Thomson Reuters, the technology and content conglomerate that owns the Reuters media agency but also owns and operates the investigative CLEAR database, fired a longstanding employee after they spoke out about the company selling data products to Immigration and Customs Enforcement (ICE), according to a lawsuit filed on Tuesday.
The lawsuit and firing come after more than 200 employees wrote a letter to Thomson Reuters leadership about the company’s contracts with ICE and the Department of Homeland Security (DHS).
“For nearly two decades, I helped Thomson Reuters build the legal resources that lawyers and law enforcement trust. When I saw evidence that our products were being used to harm people and undermine the law, I did what anyone should do—I raised the alarm. Thomson Reuters’ response was to fire me,” Billie Little, who was a senior attorney editor at Thomson Reuters, said in a statement shared with 404 Media by her attorneys.
Thomson Reuters fired Little on March 20, according to a press release Little’s attorneys sent to 404 Media on Tuesday. It says that Little led hundreds of coworkers to raise concerns that Thomson Reuters’ CLEAR database “was being used to compile and deliver sensitive personal and location data to federal immigration authorities in ways that circumvented and violated state sanctuary laws, privacy protections, and the Constitution.”
CLEAR is Thomson Reuters’ primary data broker product. It contains all sorts of personal data, including peoples’ names, addresses, car registration information, Social Security numbers, and details on someone’s ethnicity. 404 Media has repeatedly revealed links between CLEAR and specific ICE tools, including references to CLEAR in documentation for the Palantir tool ICE uses to find neighborhoods to raid called ELITE, and a license plate reader app called Mobile Companion.
In early March, the Minnesota Star Tribune reported Thomson Reuters employees wrote the letter to leadership expressing their unease with the company’s ICE and DHS contracts. Later that month, The New York Times reported more than 200 employees had signed the letter.
After that coverage, Thomson Reuters launched an internal investigation targeting Little, and was fired nine days later for an unspecified code of conduct violation, according to the press release.
The lawsuit, which 404 Media reviewed, claims that “Little is, to her knowledge, the only employee who was fired. She was singled out because she was the most visible leader and Thomson Reuters sought to make an example of her.”

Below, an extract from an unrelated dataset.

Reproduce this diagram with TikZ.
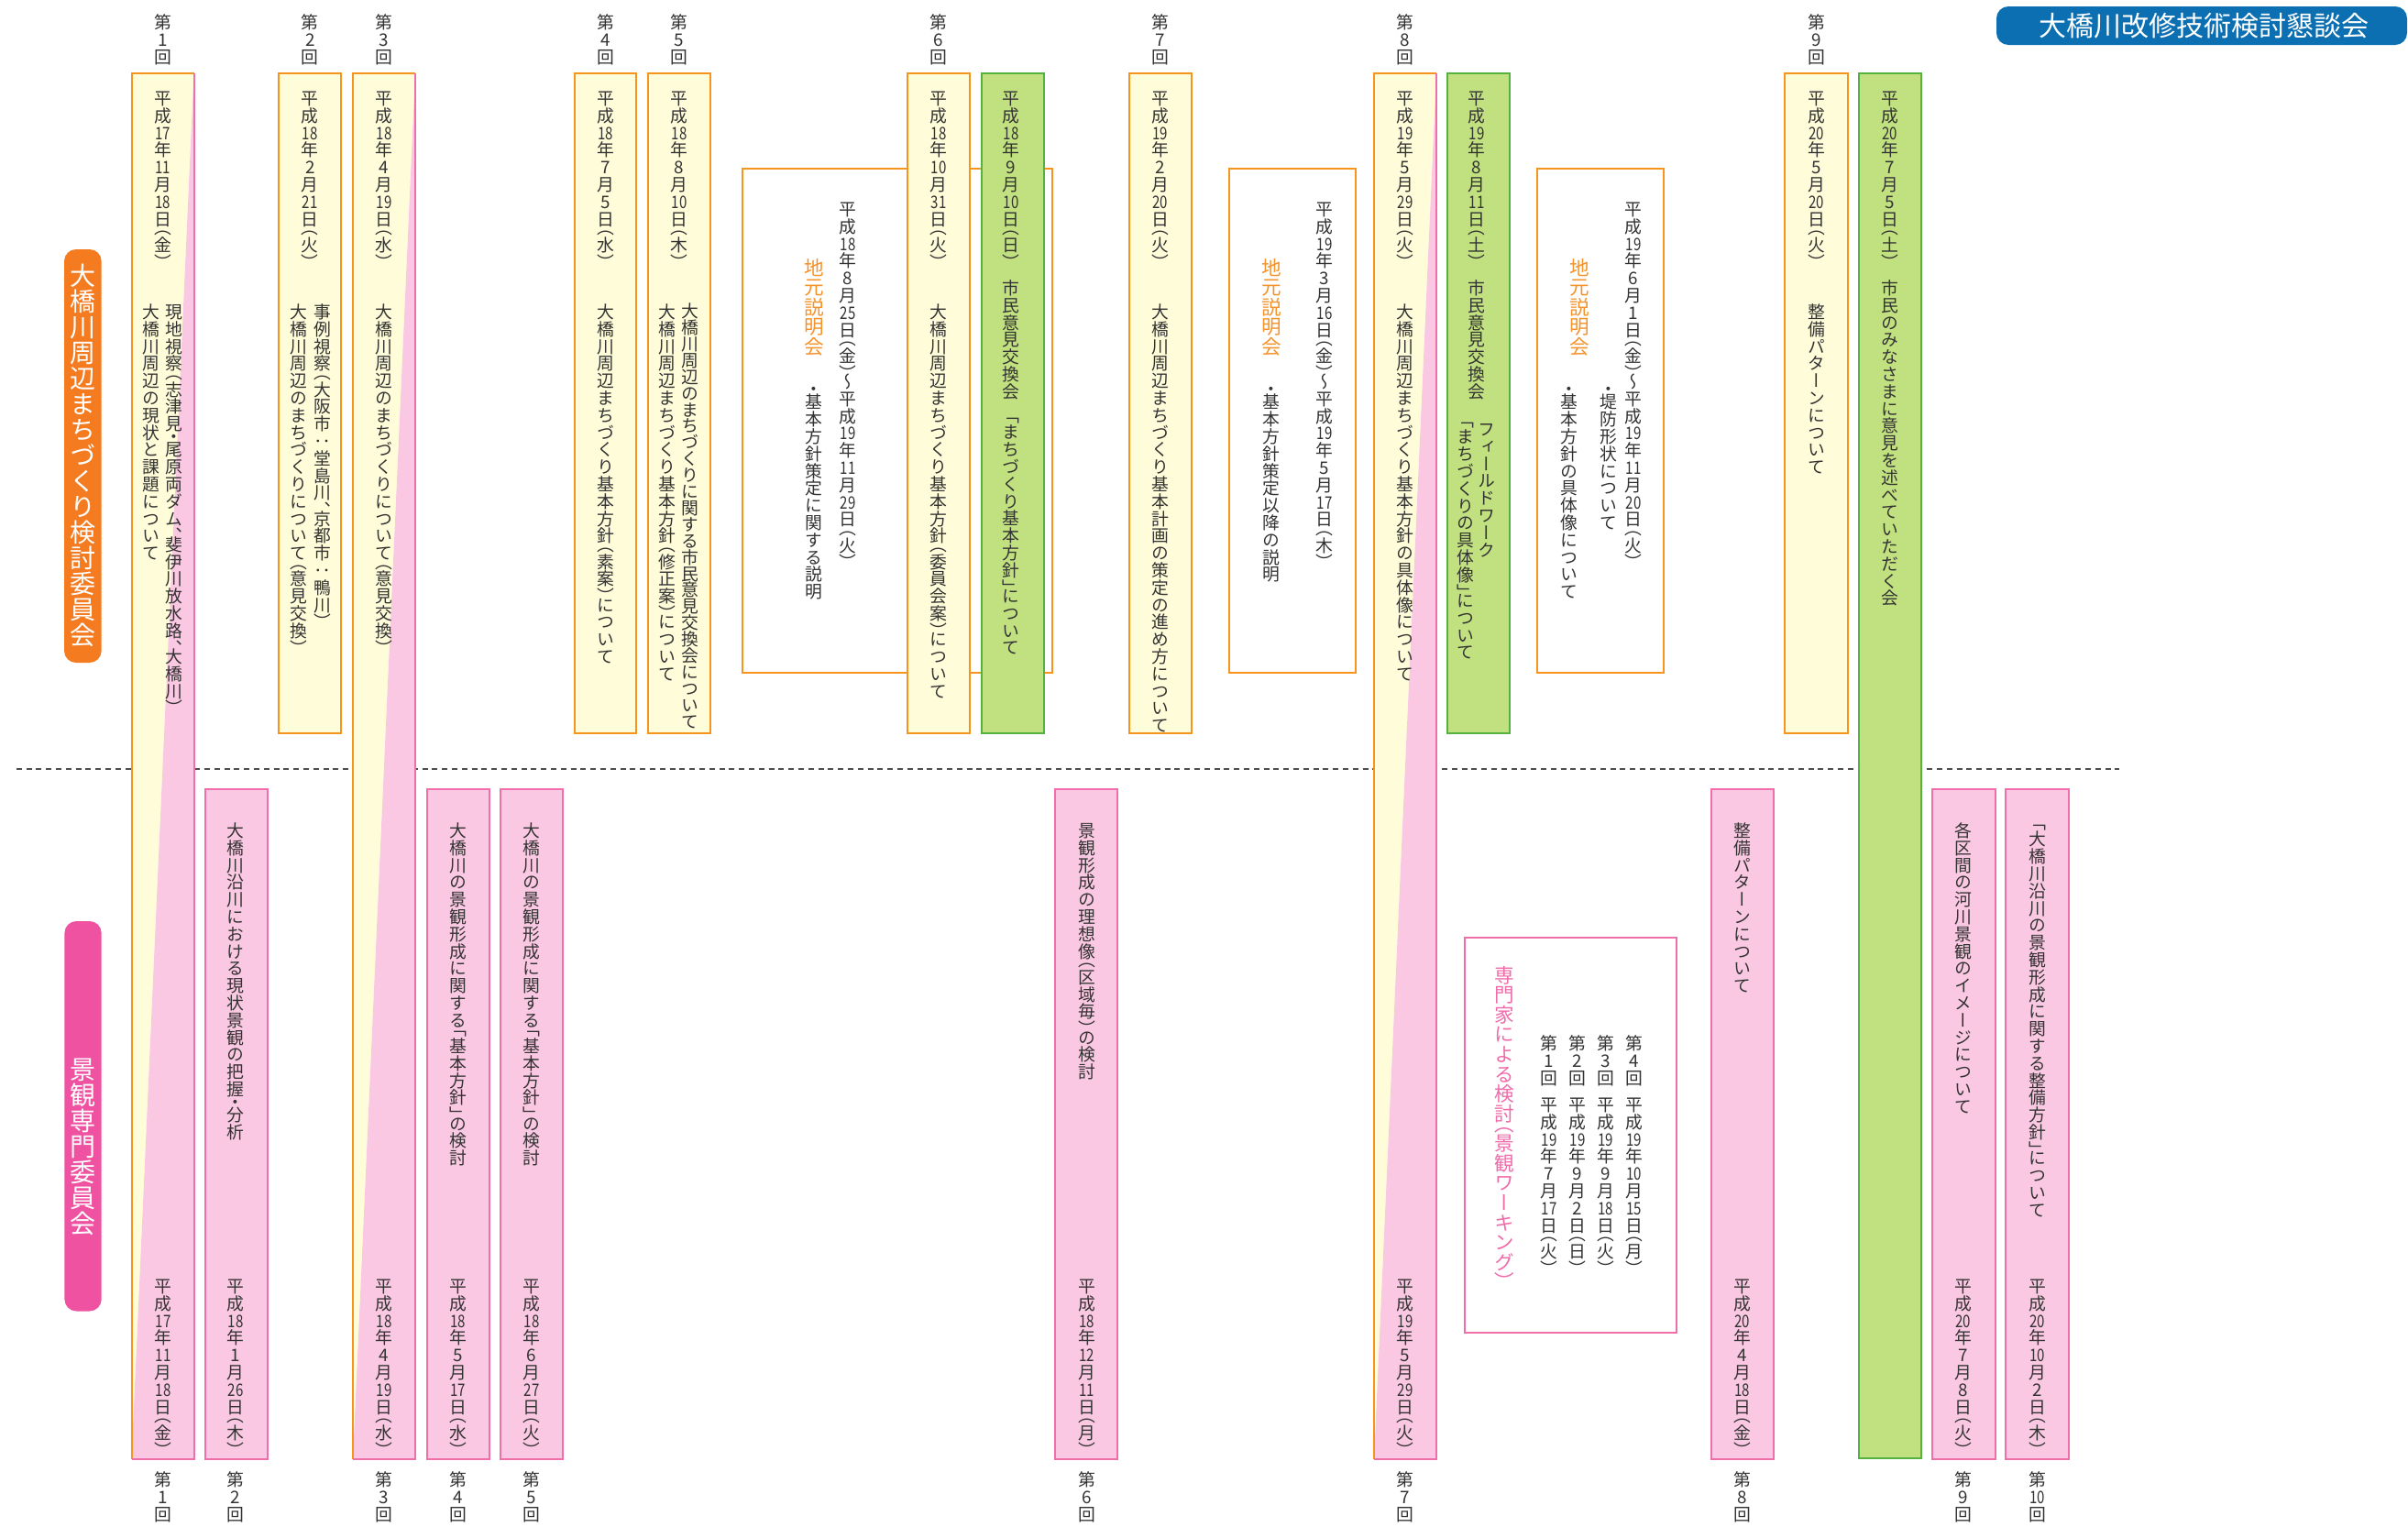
\documentclass[tikz,border=0pt]{standalone}
\usepackage{fontspec}
\usepackage{graphicx}
\newfontfamily\vjp[RawFeature=+vert]{Noto Sans CJK JP}
\newfontfamily\hjp{Noto Sans CJK JP}
\newdimen\vtpitch
% one cell of vertical text: #1 cell height (in pitch units), #2 baseline raise, #3 glyph
\newcommand\vtcell[3]{\hbox to 1em{\vrule width 0pt height #1\vtpitch depth 0pt\hss\raisebox{#2}[0pt][0pt]{#3}\hss}}
\ExplSyntaxOn
\cs_new_protected:Npn \__vt_cell:n #1
  {
    \str_case:nnF {#1}
      {
        {（}{\vtcell{.5}{.12em}{#1}}
        {「}{\vtcell{.5}{.12em}{#1}}
        {）}{\vtcell{.5}{-.38em}{#1}}
        {」}{\vtcell{.5}{-.38em}{#1}}
        {、}{\vtcell{.5}{-.38em}{#1}}
        {・}{\vtcell{.5}{-.13em}{#1}}
      }
      {
        \int_compare:nNnTF { \str_count:n {#1} } > { 1 }
          { \vtcell{1}{.12em}{\scalebox{.8}[1]{#1}} }
          { \vtcell{1}{.12em}{#1} }
      }
  }
\NewDocumentCommand \vt { O{1} m }
  {
    \vbox:n
      {
        \offinterlineskip
        \dim_set:Nn \vtpitch { #1 em }
        \tl_map_inline:nn {#2} { \__vt_cell:n {##1} }
      }
  }
\ExplSyntaxOff
\definecolor{ink}{HTML}{333333}
\definecolor{yfill}{HTML}{FFFCD9}
\definecolor{oline}{HTML}{F7941D}
\definecolor{pfill}{HTML}{FAC8E2}
\definecolor{pline}{HTML}{F06EAA}
\definecolor{gfill}{HTML}{C1E07F}
\definecolor{gline}{HTML}{56B240}
\definecolor{opill}{HTML}{F47B20}
\definecolor{ppill}{HTML}{F052A2}
\definecolor{bpill}{HTML}{0B6FB2}
\definecolor{otitle}{HTML}{F5922A}
\definecolor{ptitle}{HTML}{EF6CAB}
\newcommand\splitcol[4]{%
  \fill[yfill] (#1,#3) -- (#2,#3) -- (#1,#4) -- cycle;
  \fill[pfill] (#2,#3) -- (#2,#4) -- (#1,#4) -- cycle;
  \draw[oline,line width=1pt] (#1,#4) -- (#1,#3) -- (#2,#3);
  \draw[pline,line width=1pt] (#2,#3) -- (#2,#4) -- (#1,#4);}
\begin{document}
\begin{tikzpicture}[x=0.5pt,y=-0.5pt,
  vtxt/.style={anchor=north,inner sep=0pt,outer sep=0pt,text=ink,font=\vjp\fontsize{9.4pt}{9.4pt}\selectfont},
  vbig/.style={vtxt,font=\vjp\fontsize{10.8pt}{10.8pt}\selectfont},
  vpill/.style={vtxt,text=white,font=\vjp\fontsize{14pt}{14pt}\selectfont},
  ybox/.style={fill=yfill,draw=oline,line width=1pt},
  pbox/.style={fill=pfill,draw=pline,line width=1pt},
  gbox/.style={fill=gfill,draw=gline,line width=1pt},
  obox/.style={fill=white,draw=oline,line width=1pt},
  wbox/.style={fill=white,draw=pline,line width=1pt}]
\useasboundingbox (0,0) rectangle (2627,1665);
\fill[white] (0,0) rectangle (2627,1665);

% divider between the two committees
\draw[black!70,line width=0.9pt,dash pattern=on 3pt off 2.4pt] (17.8,839) -- (2312,839);

% title and side labels
\fill[bpill,rounded corners=6.5pt] (2178,7) rectangle (2626,49);
\node[inner sep=0pt,text=white,font=\hjp\fontsize{15pt}{15pt}\selectfont] (title) at (2404,28.5) {大橋川改修技術検討懇談会};
\fill[opill,rounded corners=6.5pt] (70,272) rectangle (110.7,723);
\node[vpill] (lblA) at (90.4,286.5) {\vt{大橋川周辺まちづくり検討委員会}};
\fill[ppill,rounded corners=6.5pt] (70.4,1005) rectangle (110.7,1430.5);
\node[vpill] (lblB) at (90.5,1153) {\vt{景観専門委員会}};

% briefing boxes (behind the columns)
\draw[obox] (810,184) rectangle (1148.3,734);
\draw[obox] (1340.7,184) rectangle (1478.7,734);
\draw[obox] (1676.7,184) rectangle (1815,734);
\draw[wbox] (1597.8,1023) rectangle (1829.3,1454);

% committee meetings (top row)
\splitcol{143.5}{211.5}{80}{1591.5}
\draw[ybox] (304,80) rectangle (372,800);
\splitcol{385}{453}{80}{1591.5}
\draw[ybox] (627,80) rectangle (694.3,800);
\draw[ybox] (707.3,80) rectangle (775.3,800);
\draw[ybox] (990,80) rectangle (1058.3,800);
\draw[gbox] (1070.7,80) rectangle (1139,800);
\draw[ybox] (1231.7,80) rectangle (1300,800);
\splitcol{1499}{1567}{80}{1591.5}
\draw[gbox] (1579.3,80) rectangle (1647.3,800);
\draw[ybox] (1947.3,80) rectangle (2015.7,800);
\draw[gbox] (2027.5,80) rectangle (2096,1591);

% landscape committee meetings (bottom row)
\draw[pbox] (224.2,860.5) rectangle (291.8,1591.5);
\draw[pbox] (466,860.5) rectangle (533.5,1591.5);
\draw[pbox] (546,860.5) rectangle (614,1591.5);
\draw[pbox] (1151.4,860.5) rectangle (1218.6,1591.5);
\draw[pbox] (1866.7,860.5) rectangle (1935,1591.5);
\draw[pbox] (2108.3,860.5) rectangle (2176.7,1591.5);
\draw[pbox] (2188.3,860.5) rectangle (2256.7,1591.5);

% meeting numbers, top
\node[vtxt] (tn1) at (177.7,15) {\vt{第1回}};
\node[vtxt] (tn2) at (338.3,15) {\vt{第2回}};
\node[vtxt] (tn3) at (419,15) {\vt{第3回}};
\node[vtxt] (tn4) at (660.5,15) {\vt{第4回}};
\node[vtxt] (tn5) at (741,15) {\vt{第5回}};
\node[vtxt] (tn6) at (1024,15) {\vt{第6回}};
\node[vtxt] (tn7) at (1265.7,15) {\vt{第7回}};
\node[vtxt] (tn8) at (1533,15) {\vt{第8回}};
\node[vtxt] (tn9) at (1981.7,15) {\vt{第9回}};

% dates, top
\node[vtxt] (td1) at (177.5,98) {\vt{平成{17}年{11}月{18}日（金）}};
\node[vtxt] (td2) at (338.3,98) {\vt{平成{18}年2月{21}日（火）}};
\node[vtxt] (td3) at (419,98) {\vt{平成{18}年4月{19}日（水）}};
\node[vtxt] (td4) at (660.5,98) {\vt{平成{18}年7月5日（水）}};
\node[vtxt] (td5) at (741,98) {\vt{平成{18}年8月{10}日（木）}};
\node[vtxt] (td6) at (1024.3,98) {\vt{平成{18}年{10}月{31}日（火）}};
\node[vtxt] (tg1) at (1103,98) {\vt{平成{18}年9月{10}日（日）}};
\node[vtxt] (td7) at (1265.7,98) {\vt{平成{19}年2月{20}日（火）}};
\node[vtxt] (td8) at (1533,98) {\vt{平成{19}年5月{29}日（火）}};
\node[vtxt] (tg2) at (1611,98) {\vt{平成{19}年8月{11}日（土）}};
\node[vtxt] (td9) at (1981.7,98) {\vt{平成{20}年5月{20}日（火）}};
\node[vtxt] (tg3) at (2061.7,98) {\vt{平成{20}年7月5日（土）}};

% agenda, top
\node[vtxt] (ta1a) at (190,331) {\vt{現地視察（志津見・尾原両ダム、斐伊川放水路、大橋川）}};
\node[vtxt] (ta1b) at (165,331) {\vt{大橋川周辺の現状と課題について}};
\node[vtxt] (ta2a) at (351.7,331) {\vt{事例視察（大阪市：堂島川、京都市：鴨川）}};
\node[vtxt] (ta2b) at (326,331) {\vt{大橋川周辺のまちづくりについて（意見交換）}};
\node[vtxt] (ta3) at (419,331) {\vt{大橋川周辺のまちづくりについて（意見交換）}};
\node[vtxt] (ta4) at (660.5,331) {\vt{大橋川周辺まちづくり基本方針（素案）について}};
\node[vtxt] (ta5a) at (753.3,331) {\vt[.952]{大橋川周辺のまちづくりに関する市民意見交換会について}};
\node[vtxt] (ta5b) at (728.3,331) {\vt{大橋川周辺まちづくり基本方針（修正案）について}};
\node[vtxt] (ta6) at (1024.3,331) {\vt{大橋川周辺まちづくり基本方針（委員会案）について}};
\node[vtxt] (tg1a) at (1103,305) {\vt{市民意見交換会}};
\node[vtxt] (tg1b) at (1103,453) {\vt{「まちづくり基本方針」について}};
\node[vtxt] (ta7) at (1265.7,331) {\vt{大橋川周辺まちづくり基本計画の策定の進め方について}};
\node[vtxt] (ta8) at (1533,331) {\vt{大橋川周辺まちづくり基本方針の具体像について}};
\node[vtxt] (tg2a) at (1611,305) {\vt{市民意見交換会}};
\node[vtxt] (tg2b) at (1621.7,459) {\vt{フィールドワーク}};
\node[vtxt] (tg2c) at (1599,458) {\vt{「まちづくりの具体像」について}};
\node[vtxt] (ta9) at (1981.7,331) {\vt{整備パターンについて}};
\node[vtxt] (tg3a) at (2061.7,305) {\vt{市民のみなさまに意見を述べていただく会}};

% local briefings
\node[vtxt] (j1d) at (925,219) {\vt{平成{18}年8月{25}日（金）〜平成{19}年{11}月{29}日（火）}};
\node[vbig,text=otitle] (j1t) at (888,281) {\vt{地元説明会}};
\node[vtxt] (j1a) at (888,420) {\vt{・基本方針策定に関する説明}};
\node[vtxt] (j2d) at (1445,219) {\vt{平成{19}年3月{16}日（金）〜平成{19}年5月{17}日（木）}};
\node[vbig,text=otitle] (j2t) at (1387,281) {\vt{地元説明会}};
\node[vtxt] (j2a) at (1387,420) {\vt{・基本方針策定以降の説明}};
\node[vtxt] (j3d) at (1782,219) {\vt{平成{19}年6月1日（金）〜平成{19}年{11}月{20}日（火）}};
\node[vbig,text=otitle] (j3t) at (1723,281) {\vt{地元説明会}};
\node[vtxt] (j3a) at (1755,420) {\vt{・堤防形状について}};
\node[vtxt] (j3b) at (1712,420) {\vt{・基本方針の具体像について}};

% landscape working group
\node[vbig,text=ptitle] (wgt) at (1641,1053) {\vt{専門家による検討（景観ワーキング）}};
\node[vtxt] (wn4) at (1782.7,1129) {\vt{第4回}};
\node[vtxt] (wd4) at (1782.7,1196) {\vt{平成{19}年{10}月{15}日（月）}};
\node[vtxt] (wn3) at (1751.7,1129) {\vt{第3回}};
\node[vtxt] (wd3) at (1751.7,1196) {\vt{平成{19}年9月{18}日（火）}};
\node[vtxt] (wn2) at (1721,1129) {\vt{第2回}};
\node[vtxt] (wd2) at (1721,1196) {\vt{平成{19}年9月2日（日）}};
\node[vtxt] (wn1) at (1690,1129) {\vt{第1回}};
\node[vtxt] (wd1) at (1690,1196) {\vt{平成{19}年7月{17}日（火）}};

% agenda, bottom
\node[vtxt] (ba2) at (257,897) {\vt{大橋川沿川における現状景観の把握・分析}};
\node[vtxt] (ba4) at (499.4,897) {\vt{大橋川の景観形成に関する「基本方針」の検討}};
\node[vtxt] (ba5) at (580,897) {\vt{大橋川の景観形成に関する「基本方針」の検討}};
\node[vtxt] (ba6) at (1185.4,897) {\vt{景観形成の理想像（区域毎）の検討}};
\node[vtxt] (ba8) at (1900.7,897) {\vt{整備パターンについて}};
\node[vtxt] (ba9) at (2141.7,897) {\vt{各区間の河川景観のイメージについて}};
\node[vtxt] (ba10) at (2222.7,897) {\vt{「大橋川沿川の景観形成に関する整備方針」について}};

% dates, bottom
\node[vtxt] (bd1) at (178,1394) {\vt{平成{17}年{11}月{18}日（金）}};
\node[vtxt] (bd2) at (257,1394) {\vt{平成{18}年1月{26}日（木）}};
\node[vtxt] (bd3) at (419,1394) {\vt{平成{18}年4月{19}日（水）}};
\node[vtxt] (bd4) at (499.4,1394) {\vt{平成{18}年5月{17}日（水）}};
\node[vtxt] (bd5) at (580,1394) {\vt{平成{18}年6月{27}日（火）}};
\node[vtxt] (bd6) at (1185.4,1394) {\vt{平成{18}年{12}月{11}日（月）}};
\node[vtxt] (bd7) at (1533,1394) {\vt{平成{19}年5月{29}日（火）}};
\node[vtxt] (bd8) at (1900.7,1394) {\vt{平成{20}年4月{18}日（金）}};
\node[vtxt] (bd9) at (2141.7,1394) {\vt{平成{20}年7月8日（火）}};
\node[vtxt] (bd10) at (2222.7,1394) {\vt{平成{20}年{10}月2日（木）}};

% meeting numbers, bottom
\node[vtxt] (bn1) at (178,1605) {\vt{第1回}};
\node[vtxt] (bn2) at (257,1605) {\vt{第2回}};
\node[vtxt] (bn3) at (419,1605) {\vt{第3回}};
\node[vtxt] (bn4) at (499.4,1605) {\vt{第4回}};
\node[vtxt] (bn5) at (580,1605) {\vt{第5回}};
\node[vtxt] (bn6) at (1185.4,1605) {\vt{第6回}};
\node[vtxt] (bn7) at (1533,1605) {\vt{第7回}};
\node[vtxt] (bn8) at (1900.7,1605) {\vt{第8回}};
\node[vtxt] (bn9) at (2141.7,1605) {\vt{第9回}};
\node[vtxt] (bn10) at (2222.7,1605) {\vt{第{10}回}};
\end{tikzpicture}
\end{document}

The lawsuit is filed in the District Court for the District Oregon and is seeking reinstatement, back pay, compensatory damages, and attorney fees, the press release says.
“Oregon's whistleblower law exists for exactly this situation. It protects employees who report in good faith that their employer may be breaking the law. Thomson Reuters should have thanked Billie for raising concerns about the use of its products instead of hiding behind a vague Code of Conduct violation to punish an employee for exercising rights that Oregon law expressly guarantees,” Maria Witt, an attorney from Albies & Stark LLC representing Little, said in a statement.
Thomson Reuters did not immediately respond to a request for comment.